*PROBLEM REQUIREMENTS:*
Report the number of lines where the string "What" occurs, and write nothing else.

*DATA ROWS:*
----

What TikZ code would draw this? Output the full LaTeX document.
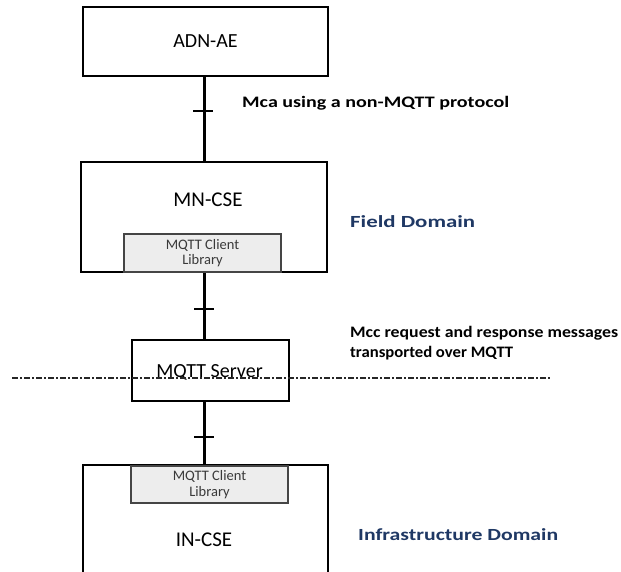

----

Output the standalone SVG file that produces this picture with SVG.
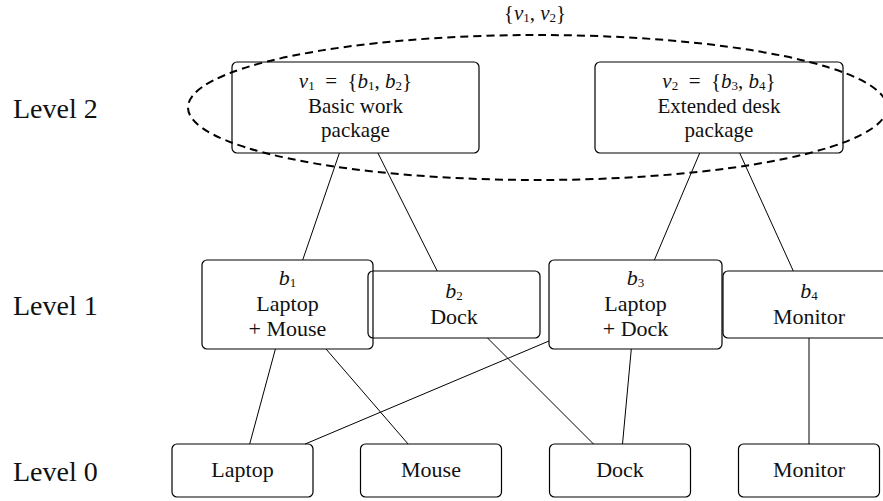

----

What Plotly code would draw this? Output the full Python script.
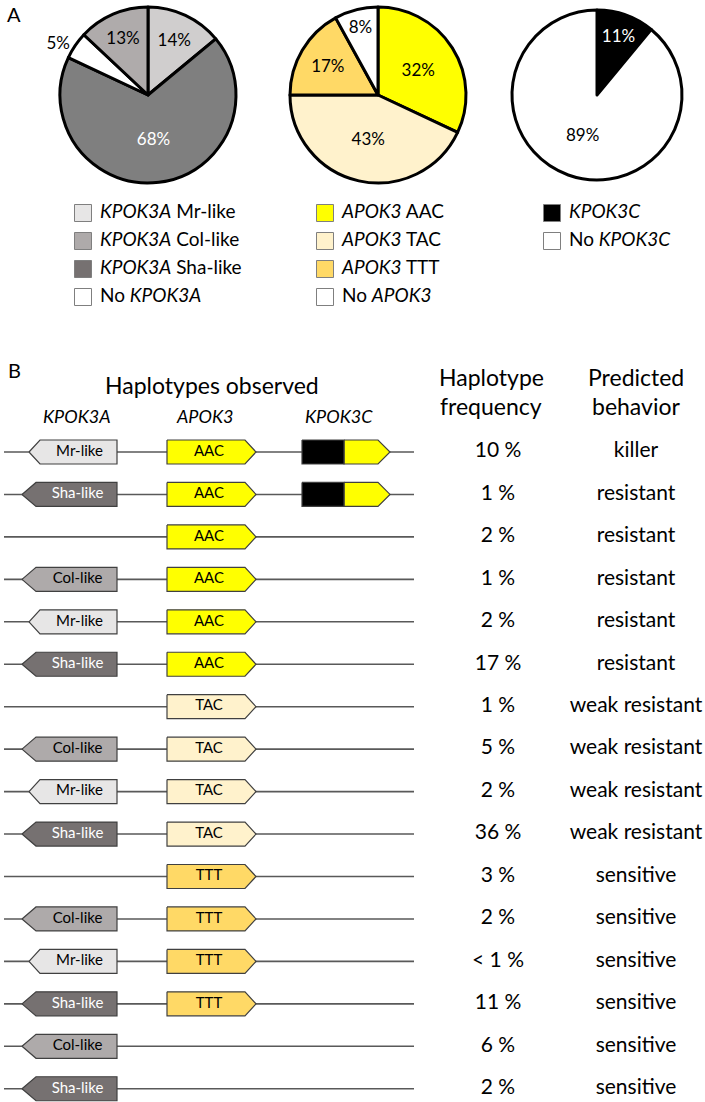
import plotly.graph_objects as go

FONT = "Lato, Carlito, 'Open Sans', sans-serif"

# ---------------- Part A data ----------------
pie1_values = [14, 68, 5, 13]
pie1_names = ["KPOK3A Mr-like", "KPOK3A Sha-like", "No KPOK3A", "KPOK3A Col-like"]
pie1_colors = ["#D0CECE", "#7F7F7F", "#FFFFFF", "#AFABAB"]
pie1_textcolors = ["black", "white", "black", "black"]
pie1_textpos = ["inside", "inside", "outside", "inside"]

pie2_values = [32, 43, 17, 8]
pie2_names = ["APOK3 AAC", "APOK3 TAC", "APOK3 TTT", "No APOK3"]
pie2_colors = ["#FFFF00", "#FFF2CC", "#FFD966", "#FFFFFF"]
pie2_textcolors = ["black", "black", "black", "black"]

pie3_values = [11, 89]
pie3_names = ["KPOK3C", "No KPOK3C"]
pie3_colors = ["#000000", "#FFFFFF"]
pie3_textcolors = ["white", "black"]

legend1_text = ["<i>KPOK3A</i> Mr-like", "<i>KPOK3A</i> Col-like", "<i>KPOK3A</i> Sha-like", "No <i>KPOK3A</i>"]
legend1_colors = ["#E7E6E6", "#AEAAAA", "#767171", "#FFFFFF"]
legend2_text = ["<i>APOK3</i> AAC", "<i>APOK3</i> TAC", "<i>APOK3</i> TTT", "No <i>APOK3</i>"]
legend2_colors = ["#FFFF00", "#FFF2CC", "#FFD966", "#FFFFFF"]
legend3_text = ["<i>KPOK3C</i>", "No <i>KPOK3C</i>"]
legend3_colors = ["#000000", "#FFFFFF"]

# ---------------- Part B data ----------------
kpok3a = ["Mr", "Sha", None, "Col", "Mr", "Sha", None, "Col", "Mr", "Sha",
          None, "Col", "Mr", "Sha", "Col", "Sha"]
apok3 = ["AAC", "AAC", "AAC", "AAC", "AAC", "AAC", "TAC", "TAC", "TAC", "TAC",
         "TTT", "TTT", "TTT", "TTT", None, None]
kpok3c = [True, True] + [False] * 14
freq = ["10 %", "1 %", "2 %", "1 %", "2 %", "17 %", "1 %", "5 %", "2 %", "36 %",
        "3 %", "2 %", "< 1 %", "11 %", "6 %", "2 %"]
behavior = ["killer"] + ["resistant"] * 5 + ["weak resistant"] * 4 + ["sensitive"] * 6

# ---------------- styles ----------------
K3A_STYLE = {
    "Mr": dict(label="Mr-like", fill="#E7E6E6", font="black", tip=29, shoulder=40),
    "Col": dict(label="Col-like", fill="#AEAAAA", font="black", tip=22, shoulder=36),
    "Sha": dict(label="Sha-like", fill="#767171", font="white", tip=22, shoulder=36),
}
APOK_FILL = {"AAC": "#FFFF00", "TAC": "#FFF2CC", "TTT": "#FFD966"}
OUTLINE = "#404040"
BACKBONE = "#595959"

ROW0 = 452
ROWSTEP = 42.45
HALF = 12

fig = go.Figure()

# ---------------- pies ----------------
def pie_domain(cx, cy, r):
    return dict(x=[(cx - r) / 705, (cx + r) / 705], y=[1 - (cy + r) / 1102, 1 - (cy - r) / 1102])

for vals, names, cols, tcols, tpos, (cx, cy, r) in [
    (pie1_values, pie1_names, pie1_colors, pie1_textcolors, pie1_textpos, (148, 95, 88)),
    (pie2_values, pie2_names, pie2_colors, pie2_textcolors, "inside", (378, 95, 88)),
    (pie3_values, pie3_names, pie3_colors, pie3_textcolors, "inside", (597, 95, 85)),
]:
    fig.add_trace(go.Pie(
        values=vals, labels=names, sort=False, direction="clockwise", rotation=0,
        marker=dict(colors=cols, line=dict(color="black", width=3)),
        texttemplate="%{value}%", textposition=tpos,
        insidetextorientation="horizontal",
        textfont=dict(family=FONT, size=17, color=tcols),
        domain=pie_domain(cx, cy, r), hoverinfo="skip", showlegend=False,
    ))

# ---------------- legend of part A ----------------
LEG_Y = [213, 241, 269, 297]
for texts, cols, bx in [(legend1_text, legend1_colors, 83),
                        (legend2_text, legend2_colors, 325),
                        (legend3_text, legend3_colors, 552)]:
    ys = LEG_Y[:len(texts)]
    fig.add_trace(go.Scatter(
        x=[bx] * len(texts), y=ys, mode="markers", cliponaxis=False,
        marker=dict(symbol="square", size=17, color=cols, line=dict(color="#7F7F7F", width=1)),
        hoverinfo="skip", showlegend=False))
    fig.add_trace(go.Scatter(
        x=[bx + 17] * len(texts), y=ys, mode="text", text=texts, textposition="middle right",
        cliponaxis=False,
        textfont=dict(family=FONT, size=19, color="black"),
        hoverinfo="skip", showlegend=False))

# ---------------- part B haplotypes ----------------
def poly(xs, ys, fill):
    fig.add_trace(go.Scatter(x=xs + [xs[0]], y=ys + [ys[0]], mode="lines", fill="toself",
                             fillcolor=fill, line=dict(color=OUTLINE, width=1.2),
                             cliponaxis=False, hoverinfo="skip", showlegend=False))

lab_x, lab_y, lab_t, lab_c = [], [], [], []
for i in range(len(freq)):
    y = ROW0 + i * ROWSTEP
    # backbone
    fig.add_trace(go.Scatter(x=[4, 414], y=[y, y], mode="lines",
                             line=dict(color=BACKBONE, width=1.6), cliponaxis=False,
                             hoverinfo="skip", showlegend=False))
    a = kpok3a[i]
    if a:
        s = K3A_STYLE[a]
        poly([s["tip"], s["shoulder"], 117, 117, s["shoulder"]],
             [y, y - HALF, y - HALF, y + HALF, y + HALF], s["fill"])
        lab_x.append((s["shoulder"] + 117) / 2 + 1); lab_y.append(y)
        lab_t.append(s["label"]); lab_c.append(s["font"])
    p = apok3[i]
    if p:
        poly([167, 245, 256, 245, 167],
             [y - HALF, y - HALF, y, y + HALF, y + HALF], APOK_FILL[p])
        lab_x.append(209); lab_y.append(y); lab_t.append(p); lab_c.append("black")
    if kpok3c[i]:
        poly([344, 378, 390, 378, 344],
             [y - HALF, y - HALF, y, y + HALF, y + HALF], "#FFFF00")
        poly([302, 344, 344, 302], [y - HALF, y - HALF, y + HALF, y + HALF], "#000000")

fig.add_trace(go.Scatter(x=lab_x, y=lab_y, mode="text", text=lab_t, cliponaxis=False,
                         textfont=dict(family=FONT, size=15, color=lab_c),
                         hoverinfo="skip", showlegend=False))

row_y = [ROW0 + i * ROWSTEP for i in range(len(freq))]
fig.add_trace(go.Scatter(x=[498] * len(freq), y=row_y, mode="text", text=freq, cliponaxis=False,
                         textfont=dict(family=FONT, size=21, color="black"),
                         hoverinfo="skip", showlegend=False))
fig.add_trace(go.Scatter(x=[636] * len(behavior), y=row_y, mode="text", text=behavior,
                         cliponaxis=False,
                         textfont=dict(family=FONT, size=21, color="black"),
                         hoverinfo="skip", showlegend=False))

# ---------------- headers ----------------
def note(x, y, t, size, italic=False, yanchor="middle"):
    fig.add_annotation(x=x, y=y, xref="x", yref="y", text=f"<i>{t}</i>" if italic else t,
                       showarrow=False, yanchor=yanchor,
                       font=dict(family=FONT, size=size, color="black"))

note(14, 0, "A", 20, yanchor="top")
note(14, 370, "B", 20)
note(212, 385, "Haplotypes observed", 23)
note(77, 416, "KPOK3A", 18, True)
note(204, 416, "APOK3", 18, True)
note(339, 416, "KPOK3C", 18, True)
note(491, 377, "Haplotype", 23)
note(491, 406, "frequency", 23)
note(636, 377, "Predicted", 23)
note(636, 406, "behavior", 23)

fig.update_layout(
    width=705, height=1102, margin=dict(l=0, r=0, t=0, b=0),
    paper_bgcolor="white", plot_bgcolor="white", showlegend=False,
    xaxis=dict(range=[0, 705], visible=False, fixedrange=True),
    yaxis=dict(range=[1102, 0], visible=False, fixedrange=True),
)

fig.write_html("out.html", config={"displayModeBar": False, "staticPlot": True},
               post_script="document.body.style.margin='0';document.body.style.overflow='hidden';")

----

*IN RESPONSE:*
2